À Cannes, « Les Graines du figuier sauvage », film sur le pouvoir des femmes iraniennes, a tout d’une Palme d’or

Soheila Golestani, Mahsa Rostami et Setareh Maleki, ici dans « Les Graines du figuier sauvage ».
Pyramid Films Soheila Golestani, Mahsa Rostami et Setareh Maleki, ici dans « Les Graines du figuier sauvage ».

CINÉMA - « Femme, vie, liberté. » Ce vendredi 24 mai, le mouvement de soutien au peuple iranien a résonné haut et fort au Festival de Cannes, où a été présenté en compétition Les Graines du figuier sauvage, dernier long-métrage de Mohammad Rasoulof, cinéaste iranien de 52 ans en fuite.

L’histoire de ce nouveau film tourné clandestinement, c’est celle d’une famille de classe moyenne de Téhéran, dont le patriarche vient d’être nommé enquêteur. Si aux yeux de ses deux filles, c’est un fonctionnaire comme un autre, dans la réalité ce nouveau poste l’intègre aux rouages de la justice répressive de son pays.

Et alors que le mouvement de protestation éclate dans le pays contre l’actuel régime autoritaire en place, sa hiérarchie lui confie une arme à feu pour qu’il se protège. Rangée soigneusement dans le tiroir de sa table de chevet, elle disparaît un beau jour.

Un thriller inattendu

C’est impossible. Qui a bien pu la voler ? C’est forcément l’une de ses filles. Et très certainement la plus grande. Sa nouvelle meilleure amie a été aperçue dans l’une des manifestations. Et s’il s’agissait en réalité de sa propre épouse ? Malgré les vingt ans de vie commune, le mari est tracassé. Et très vite, il sombre dans la paranoïa.

Comme ceux de beaucoup d’autres alliés du régime, son nom et son adresse viennent de fuiter sur les réseaux sociaux. Il est certain qu’on veut sa peau. Il embarque alors femme et enfants avec lui en direction de la campagne, où il sera sans doute plus en sécurité. Au programme du road trip familial improvisé : course-poursuite en voiture, séquestration et chasse à l’homme. Les deux jeunes femmes et leur mère - pourtant loin d’être une révolutionnaire - s’unissent dans ce qui est en train de se transformer en un étonnant thriller.
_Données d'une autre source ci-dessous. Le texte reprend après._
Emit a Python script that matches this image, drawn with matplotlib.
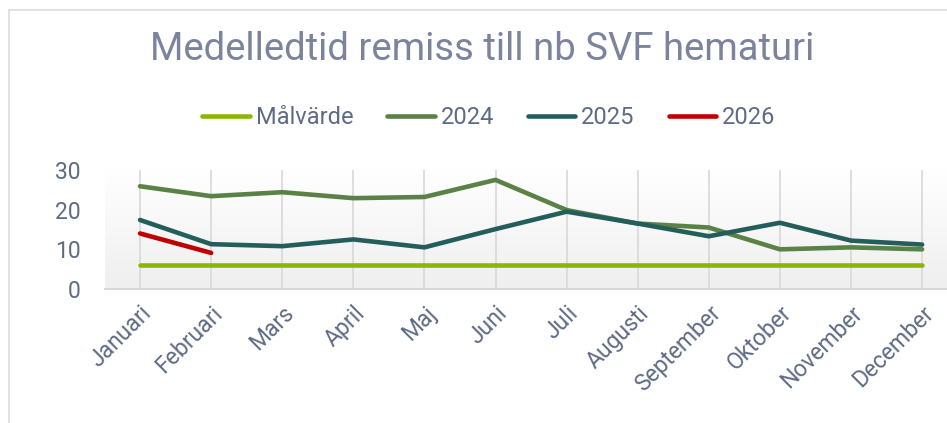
import numpy as np
import matplotlib.pyplot as plt
from matplotlib.lines import Line2D

plt.rcParams['font.family'] = ['Roboto', 'DejaVu Sans']

months = ["Januari", "Februari", "Mars", "April", "Maj", "Juni", "Juli",
          "Augusti", "September", "Oktober", "November", "December"]
malvarde = [6] * 12
v2024 = [25.9, 23.4, 24.4, 22.9, 23.2, 27.5, 19.9, 16.5, 15.5, 10.0, 10.5, 10.0]
v2025 = [17.4, 11.3, 10.8, 12.5, 10.5, 15.1, 19.5, 16.5, 13.3, 16.7, 12.2, 11.2]
v2026 = [14.0, 9.1]

text_col = "#5f6b85"
W, H = 947, 423
fig = plt.figure(figsize=(W / 100, H / 100), dpi=100)
ax = fig.add_axes([104.5 / W, 1 - 289 / H, 1 - 104.5 / W, 119 / H])

x = np.arange(len(months))
ax.set_xlim(-0.5, 11.35)
ax.set_ylim(0, 30)

# background gradient
grad = np.linspace(0, 1, 100).reshape(-1, 1)
ax.imshow(grad, extent=(-0.5, 11.35, 0, 30), aspect='auto', origin='upper',
          cmap=plt.matplotlib.colors.LinearSegmentedColormap.from_list(
              "g", ["#ffffff", "#efeff0"]), zorder=0)

for xi in x:
    ax.axvline(xi, color="#d6d8de", lw=1.2, zorder=1)

lw = 3.3
ax.plot(x, malvarde, color="#8db600", lw=lw, label="Målvärde", solid_capstyle='round', zorder=3)
ax.plot(x, v2024, color="#5a8246", lw=lw, label="2024", solid_capstyle='round', zorder=3)
ax.plot(x, v2025, color="#245e5b", lw=lw, label="2025", solid_capstyle='round', zorder=4)
ax.plot(x[:len(v2026)], v2026, color="#c00000", lw=lw, label="2026", solid_capstyle='round', zorder=5)

for s in ["top", "right", "left"]:
    ax.spines[s].set_visible(False)
ax.spines["bottom"].set_color("#d6d8de")
ax.spines["bottom"].set_linewidth(1.5)

ax.set_yticks([0, 10, 20, 30])
ax.set_xticks(x)
ax.set_xticklabels(months, rotation=45, ha='right', rotation_mode='anchor')
ax.tick_params(axis='both', length=0, colors=text_col, labelsize=16.5)
ax.tick_params(axis='y', pad=17)
ax.tick_params(axis='x', pad=9)

fig.text(482 / W, 1 - 50 / H, "Medelledtid remiss till nb SVF hematuri",
         ha='center', va='center', fontsize=27.5, color="#7b849c")

leg = fig.legend(loc='center', bbox_to_anchor=(489 / W, 1 - 118 / H), ncol=4,
                 frameon=False, fontsize=17, handlelength=2.0, handletextpad=0.25,
                 columnspacing=1.45, labelcolor=text_col)

fig.add_artist(Line2D([9 / W, 9 / W], [0, 1 - 10 / H], color="#d9dce3", lw=1.2))
fig.add_artist(Line2D([9 / W, 1], [1 - 10 / H, 1 - 10 / H], color="#d9dce3", lw=1.2))

fig.savefig("out.png", dpi=100)
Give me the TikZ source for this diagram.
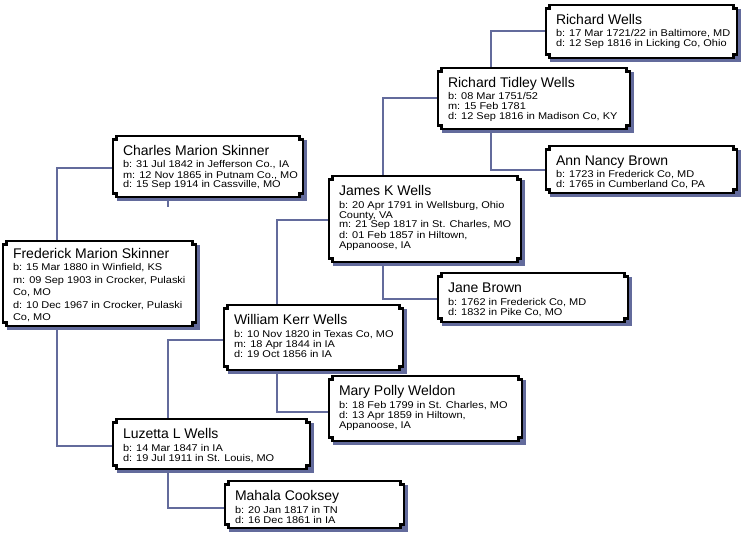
\documentclass[tikz,border=0pt]{standalone}
\usepackage{fontspec}
\setmainfont{Liberation Sans}
\newfontfamily\detfam[FakeStretch=1.12]{Liberation Sans}
\usetikzlibrary{calc}
\definecolor{linec}{RGB}{99,107,156}
\definecolor{shadowc}{RGB}{99,107,156}
\tikzset{
  boxnode/.style={inner sep=0pt, outer sep=0pt, draw=none, anchor=north west},
  conn/.style={draw=linec, line width=2pt},
  boxline/.style={draw=black, fill=white, line width=2.2pt, line join=miter},
  namet/.style={inner sep=0pt, outer sep=0pt, anchor=base west, font=\fontsize{14}{16}\selectfont},
  dett/.style={inner sep=0pt, outer sep=0pt, anchor=base west},
}
\newcommand\defbox[5]{%
  \node[boxnode, minimum width={#4-#2}, minimum height={#5-#3}] (#1) at (#2,#3) {};}
% #1 node, #2 name, #3 details, #4 name baseline offset, #5 first detail offset, #6 pitch
\newcommand\drawboxx[6]{%
  \fill[shadowc] ($(#1.north west)+(4,4)$) rectangle ($(#1.south east)+(4,4)$);
  \path[boxline] let \p1=(#1.north west), \p2=(#1.south east) in
    (\x1,{\y1-3.5pt}) -- ({\x1+3.5pt},{\y1-3.5pt}) -- ({\x1+3.5pt},\y1) --
    ({\x2-3.5pt},\y1) -- ({\x2-3.5pt},{\y1-3.5pt}) -- (\x2,{\y1-3.5pt}) --
    (\x2,{\y2+3.5pt}) -- ({\x2-3.5pt},{\y2+3.5pt}) -- ({\x2-3.5pt},\y2) --
    ({\x1+3.5pt},\y2) -- ({\x1+3.5pt},{\y2+3.5pt}) -- (\x1,{\y2+3.5pt}) -- cycle;
  \node[namet] (#1-n) at ($(#1.north west)+(10,#4)$) {#2};
  \node[dett] (#1-d) at ($(#1.north west)+(10,#5)$)
    {\parbox[t]{230pt}{\detfam\fontsize{9.8}{#6}\selectfont #3}};}
\newcommand\drawbox[3]{\drawboxx{#1}{#2}{#3}{19.5}{32}{10}}
\begin{document}
\begin{tikzpicture}[x=1pt,y=-1pt]
\useasboundingbox (0,0) rectangle (744,540);
% invisible box nodes
\defbox{rw}{546}{5}{737}{58}
\defbox{rtw}{438}{68}{630}{129}
\defbox{ann}{546}{146}{737}{193}
\defbox{charles}{113}{136}{303}{197}
\defbox{james}{329}{176}{521}{262}
\defbox{fred}{3}{241}{196}{326}
\defbox{jane}{438}{273}{628}{322}
\defbox{will}{224}{305}{403}{370}
\defbox{mary}{329}{376}{522}{441}
\defbox{luz}{113}{419}{310}{469}
\defbox{mah}{225}{481}{404}{528}
% connectors
\coordinate (cstub) at ($(charles.south west)+(55,10)$);
\draw[conn] ($(fred.north west)+(54,0)$) |- ($(charles.west)+(0,2)$);
\draw[conn] ($(fred.south west)+(54,0)$) |- ($(luz.west)+(0,2)$);
\draw[conn] ($(charles.south west)+(55,0)$) -- (cstub);
\draw[conn] ($(luz.north west)+(55,0)$) |- ($(will.west)+(0,2)$);
\draw[conn] ($(luz.south west)+(55,0)$) |- ($(mah.west)+(0,3)$);
\draw[conn] ($(will.north west)+(53,0)$) |- ($(james.west)+(0,1)$);
\draw[conn] ($(will.south west)+(53,0)$) |- ($(mary.west)+(0,3)$);
\draw[conn] ($(james.north west)+(54,0)$) |- ($(rtw.west)+(0,0)$);
\draw[conn] ($(james.south west)+(54,0)$) |- ($(jane.west)+(0,1)$);
\draw[conn] ($(rtw.north west)+(53,0)$) |- ($(rw.west)+(0,0)$);
\draw[conn] ($(rtw.south west)+(53,0)$) |- ($(ann.west)+(0,1)$);
% boxes
\drawbox{rw}{Richard Wells}{b: 17 Mar 1721/22 in Baltimore, MD\\d: 12 Sep 1816 in Licking Co, Ohio}
\drawbox{rtw}{Richard Tidley Wells}{b: 08 Mar 1751/52\\m: 15 Feb 1781\\d: 12 Sep 1816 in Madison Co, KY}
\drawbox{ann}{Ann Nancy Brown}{b: 1723 in Frederick Co, MD\\d: 1765 in Cumberland Co, PA}
\drawbox{charles}{Charles Marion Skinner}{b: 31 Jul 1842 in Jefferson Co., IA\\m: 12 Nov 1865 in Putnam Co., MO\\d: 15 Sep 1914 in Cassville, MO}
\drawbox{james}{James K Wells}{b: 20 Apr 1791 in Wellsburg, Ohio\\County, VA\\m: 21 Sep 1817 in St. Charles, MO\\d: 01 Feb 1857 in Hiltown,\\Appanoose, IA}
\drawboxx{fred}{Frederick Marion Skinner}{b: 15 Mar 1880 in Winfield, KS\\m: 09 Sep 1903 in Crocker, Pulaski\\Co, MO\\d: 10 Dec 1967 in Crocker, Pulaski\\Co, MO}{17}{29.5}{12.6}
\drawbox{jane}{Jane Brown}{b: 1762 in Frederick Co, MD\\d: 1832 in Pike Co, MO}
\drawbox{will}{William Kerr Wells}{b: 10 Nov 1820 in Texas Co, MO\\m: 18 Apr 1844 in IA\\d: 19 Oct 1856 in IA}
\drawbox{mary}{Mary Polly Weldon}{b: 18 Feb 1799 in St. Charles, MO\\d: 13 Apr 1859 in Hiltown,\\Appanoose, IA}
\drawbox{luz}{Luzetta L Wells}{b: 14 Mar 1847 in IA\\d: 19 Jul 1911 in St. Louis, MO}
\drawbox{mah}{Mahala Cooksey}{b: 20 Jan 1817 in TN\\d: 16 Dec 1861 in IA}
\end{tikzpicture}
\end{document}
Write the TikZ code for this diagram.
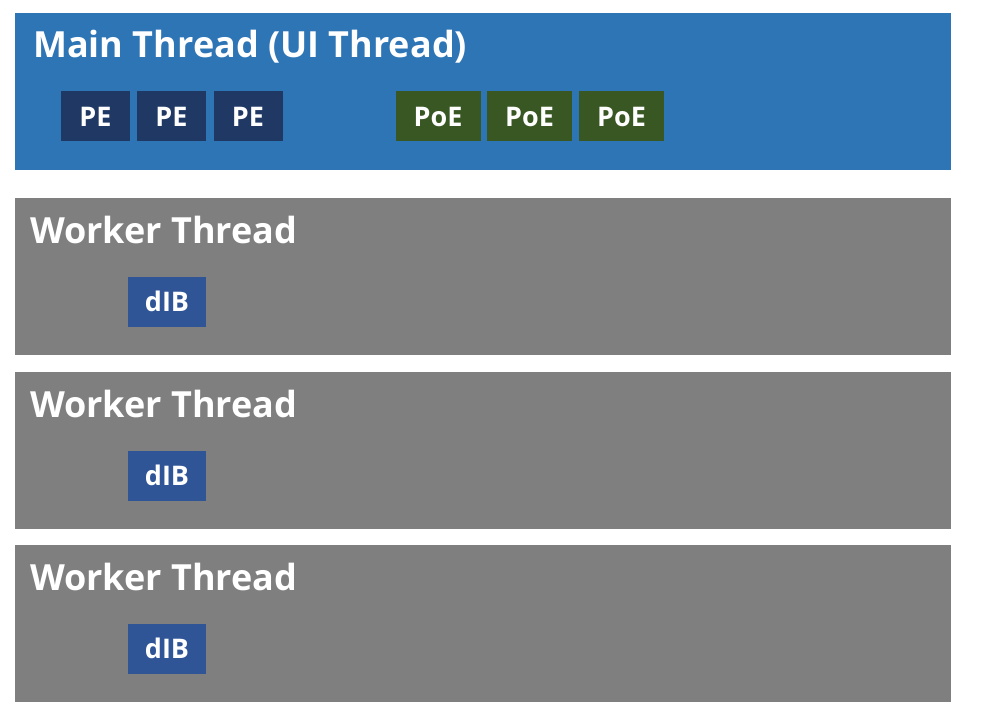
\documentclass[tikz,border=0pt]{standalone}
\usepackage{fontspec}
\setmainfont{Open Sans}
\usetikzlibrary{positioning}
\definecolor{mainblue}{HTML}{2E75B6}
\definecolor{workgray}{HTML}{7F7F7F}
\definecolor{peblue}{HTML}{1F3864}
\definecolor{poegreen}{HTML}{385723}
\definecolor{dibblue}{HTML}{2F5597}
\tikzstyle{thread}=[inner sep=0pt,outer sep=0pt,anchor=north west,minimum width=936pt,minimum height=157pt]
\tikzstyle{ttl}=[text=white,inner sep=0pt,anchor=base west,font=\bfseries\fontsize{36}{40}\selectfont]
\tikzstyle{blk}=[text=white,inner sep=0pt,outer sep=0pt,minimum height=50pt,font=\bfseries\fontsize{27}{30}\selectfont,text height=20pt,text depth=0pt]
\tikzstyle{pe}=[blk,fill=peblue,minimum width=69pt]
\tikzstyle{poe}=[blk,fill=poegreen,minimum width=85pt]
\tikzstyle{dib}=[blk,fill=dibblue,minimum width=78pt]

\begin{document}
\begin{tikzpicture}[x=1pt,y=-1pt]
  \useasboundingbox (0,0) rectangle (982,715);
  % main thread
  \node[thread,fill=mainblue] (main) at (15,13) {};
  \node[ttl] (mainttl) at (33,57.5) {Main Thread (UI Thread)};
  \foreach \i/\x in {1/95.5, 2/171.5, 3/248}
    {\node[pe] (pe\i) at (\x,116) {PE};}
  \foreach \i/\x in {1/438, 2/529.5, 3/621.5}
    {\node[poe] (poe\i) at (\x,116) {PoE};}
  % worker threads
  \foreach \i/\y in {1/198, 2/372, 3/545}
    {\node[thread,fill=workgray] (work\i) at (15,\y) {};
     \node[ttl] (workttl\i) at (30,\y+45) {Worker Thread};
     \node[dib] (dib\i) at (167,\y+103.5) {dIB};}
\end{tikzpicture}
\end{document}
Standing ovation de plusieurs minutes, applaudissements et cris du cœur… À l’issue de la projection cannoise où nous étions, Mohammad Rasoulof et une partie de l’équipe, qui a pu se déplacer jusqu’ici, ont reçu un accueil hors du commun. Et on comprend pourquoi. Le nouveau film du réalisateur d’Au Revoir prône haut et fort le pouvoir et l’impact des femmes iraniennes dans le mouvement actuel de dénonciation du régime et de l’oppression.

Un sérieux candidat à la Palme d’or

Car derrière le pitch que l’on vient de décrire, se trame un film social bouleversant qui, à coups de véritables vidéos filmées au téléphone (souvent sanglantes) pendant les émeutes, nous empêche de détourner le regard de l’écran et de la situation en Iran. Le spectateur revit l’actualité, comme peut en témoigner l’évocation frontale de la disparition de Mahsa Amini, cette étudiante d’origine kurde arrêtée quelques jours avant sa mort parce qu’on lui reprochait d’avoir mal ajusté son voile.

Condamné à la veille du Festival de Cannes à huit ans de prison pour « collusion contre la sécurité nationale », Mohammad Rasoulof a bien failli ne pas être présent, ce vendredi. Alors même qu’il a longtemps fait partie de ces artistes iraniens restés sur place, le cinéaste a récemment pris la fuite, sans son passeport (confisqué par les autorités en 2017).

Passé par l’Allemagne (où il devrait obtenir asile), il est arrivé il y a quelques jours en France. Ce samedi, date de la cérémonie de clôture de cette 77e édition du festival, son film Les Graines du figuier sauvage est un sérieux candidat à la Palme d’or.